The exit tax applies both to covered expatriates who relinquish citizenship and to green card holders who relinquish their green cards (including by taking treaty positions) if they held their green card for a period of 8 years during the last 15 years.

The exit tax is a tax on the built-in appreciation in all of the expatriate’s property held at the time of expatriation (such as a house), as if the property had been sold for its fair market value on the day before expatriation. The current maximum capital gains rate is 23.8%, which includes the 20% capital gains tax and the 3.8% net investment income tax.

In addition to the exit tax, it should be noted that Section 2801 of the U.S. Internal Revenue Code imposes a tax on US citizens or residents who receive gifts or bequests from covered expatriates.  A U.S. recipient of a covered gift or bequest is subject to a tax equal to the value of the covered gift or bequest multiplied by the highest estate tax rate in effect on the date of receipt (the rate is 40% in 2017).

Exception For Dual Citizens

Under the dual citizen exception, a renouncer who fails either of the first two covered expatriate conditions above (the net income or net worth tests) will still be exempt from the exit tax if the following conditions are met:

  • You became a U.S. citizen at birth;
  • You also became a citizen of another country at birth;
  • On the expatriation date, you continue to be a citizen of that other country;
  • On the expatriation date, you continue to taxed as a resident of that other country; and
  • You have been a resident of the United States for not more than 10 taxable years during the 15-taxable year period ending with the expatriation year.

Exemption from the exit tax can mean significant tax savings upon renunciation. It’s important to note, though, that qualifying for the dual citizen exception does not relieve renouncers from the third condition mentioned above – namely certifying on Form 8854 that you have complied with all U.S. federal tax filings and obligations for the 5 years preceding the date of your expatriation.

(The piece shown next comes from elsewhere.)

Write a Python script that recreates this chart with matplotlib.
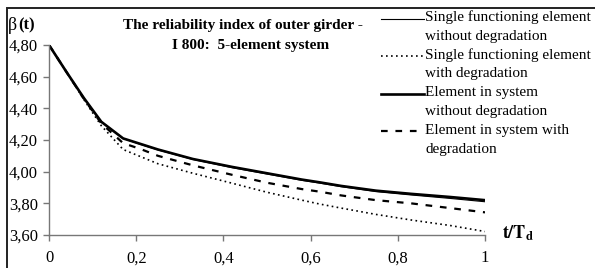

For expats seeking renunciation, this third condition may require catching up on late or missed filings. In this regard, a number of options are available for delinquent filers – including the highly advantageous Streamlined procedures for taxpayers whose past reporting failures were due to non-willful conduct.


Mr. Moss is a Tax partner in a boutique U.S. tax firm specializing in the areas of international taxation and expatriate taxation. The practice focuses on servicing U.S. individuals and small business located outside the U.S. with their U.S. and international tax matters and includes both tax planning as well as annual tax compliance (tax return preparation). He has extensive experience with filing delinquent returns under the IRS Streamlined procedure, FBARs, FATCA reporting (Form 8938), reporting interests in foreign corporations (Form 5471) and partnerships (Form 8865) as well as foreign trust reporting (Form 3520 and Form 3520/A). He works very closely with clients utilizing the various international tax treaties in order to maximize benefits through smart tax planning. Previously he held a senior position in the international tax practice of Ernst & Young. He is an attorney licensed in the State of New York.

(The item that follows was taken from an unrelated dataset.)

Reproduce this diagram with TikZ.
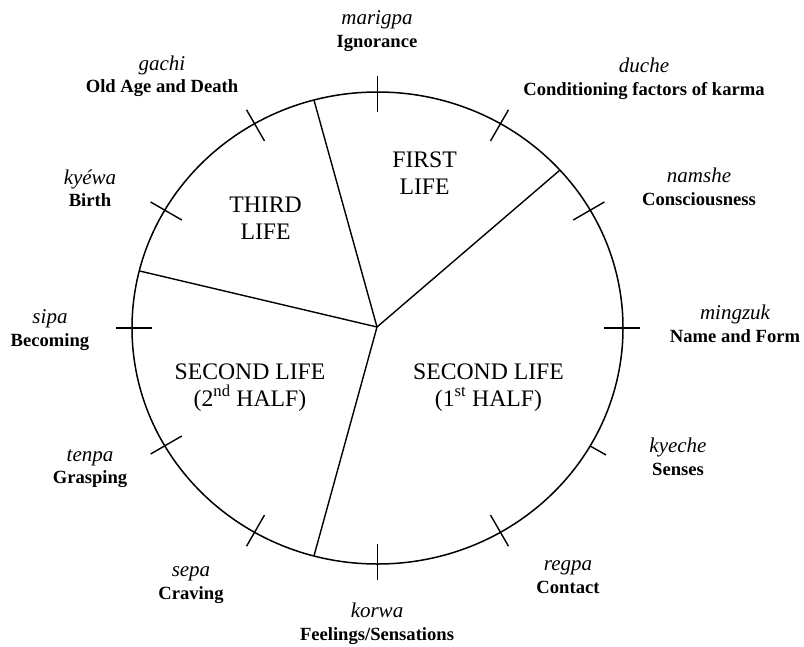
\documentclass[tikz,border=0pt]{standalone}
\usepackage{fontspec}
\setmainfont{Liberation Serif}
\usetikzlibrary{calc}
\newcommand\tibname[1]{{\fontsize{21}{22.5}\selectfont\itshape #1}}
\begin{document}
\begin{tikzpicture}[x=1pt,y=-1pt,
  rim/.style={line width=1.5pt},
  spoke/.style={line width=1.4pt},
  tickmark/.style={line width=1.4pt},
  lbl/.style={align=center,anchor=base,inner sep=0pt,font=\fontsize{18.6}{22.5}\selectfont},
  lifelbl/.style={align=center,anchor=base,inner sep=0pt,font=\fontsize{23.7}{27}\selectfont}]
\useasboundingbox (0,0) rectangle (804,646);
\coordinate (C) at (377.5,328);
\coordinate (O) at (377,327);
\draw[rim] (C) ellipse [x radius=245.5, y radius=236];
% spokes
\coordinate (s1) at ($(C)+(-105:245.5 and 236)$);
\coordinate (s2) at ($(C)+(-42:245.5 and 236)$);
\coordinate (s3) at ($(C)+(-166:245.5 and 236)$);
\coordinate (s4) at ($(C)+(-255:245.5 and 236)$);
\draw[spoke] (O) -- (s1);
\draw[spoke] (O) -- (s2);
\draw[spoke] (O) -- (s3);
\draw[spoke] (O) -- (s4);
% ticks
\foreach \t/\n in {90/a,60/b,30/c,0/d,-60/f,-90/g,-120/h,-150/i,180/j,150/k,120/l}{
  \coordinate (to\n) at ($(C)+(-\t:262 and 252)$);
  \coordinate (ti\n) at ($(C)+(-\t:226 and 216)$);
  \draw[tickmark] (to\n) -- (ti\n);
}
\coordinate (toe) at ($(C)+(30:264 and 254)$);
\coordinate (tie) at ($(C)+(30:245.5 and 236)$);
\draw[tickmark] (toe) -- (tie);
% labels (anchor = baseline of the last line)
\node[lbl] (marigpa) at (377,47) {\tibname{marigpa}\\\textbf{Ignorance}};
\node[lbl] (duche) at (644,95) {\tibname{duche}\\\textbf{Conditioning factors of karma}};
\node[lbl] (namshe) at (699,205) {\tibname{namshe}\\\textbf{Consciousness}};
\node[lbl] (mingzuk) at (735,342) {\tibname{mingzuk}\\\textbf{Name and Form}};
\node[lbl] (kyeche) at (678,475) {\tibname{kyeche}\\\textbf{Senses}};
\node[lbl] (regpa) at (568,593) {\tibname{regpa}\\\textbf{Contact}};
\node[lbl] (korwa) at (377,640) {\tibname{korwa}\\\textbf{Feelings/Sensations}};
\node[lbl] (sepa) at (191,599) {\tibname{sepa}\\\textbf{Craving}};
\node[lbl] (tenpa) at (90,483.5) {\tibname{tenpa}\\\textbf{Grasping}};
\node[lbl] (sipa) at (50,346) {\tibname{sipa}\\\textbf{Becoming}};
\node[lbl] (kyewa) at (90,206.5) {\tibname{kyéwa}\\\textbf{Birth}};
\node[lbl] (gachi) at (162,92.7) {\tibname{gachi}\\\textbf{Old Age and Death}};
% life labels
\node[lifelbl] (first) at (424.6,194) {FIRST\\LIFE};
\node[lifelbl] (third) at (265.6,239) {THIRD\\LIFE};
\node[lifelbl] (second2) at (250,406) {SECOND LIFE\\(2\textsuperscript{nd} HALF)};
\node[lifelbl] (second1) at (488.5,406) {SECOND LIFE\\(1\textsuperscript{st} HALF)};
\end{tikzpicture}
\end{document}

One thought on “The Dual Citizen Exception To The Exit Tax

  1. The “dual citizen exemption to the Exit Tax” means that those who were born dual citizens can avoid the Exit Tax by being able to certify tax compliance. Hence, “dual citizens from birth” are under less pressure to renounce.

    Those who were born ONLY U.S. citizens are under the greatest pressure to renounce.

    For those “Born In The USA”, your chances of being subject to the Exit Tax depend largely on where your parents were born.

    This is the reason.

    If you were “Born In The USA” and your parents were (for whatever reason) citizens of another country that allowed transmission of citizenship to children, you are (subject to tax compliance) basically exempt from the Exit Tax.

    If you were “Born In The USA” and your parents were ONLY U.S. citizens then you ARE subject to the Exit Tax.

    The United States is NOT a country “where the circumstances of YOUR birth determine the outcome of your life”. This would be unjust.

    The United States is a country “where the circumstances of YOUR PARENTS BIRTH” determine the outcome of your life.” This is presumably just.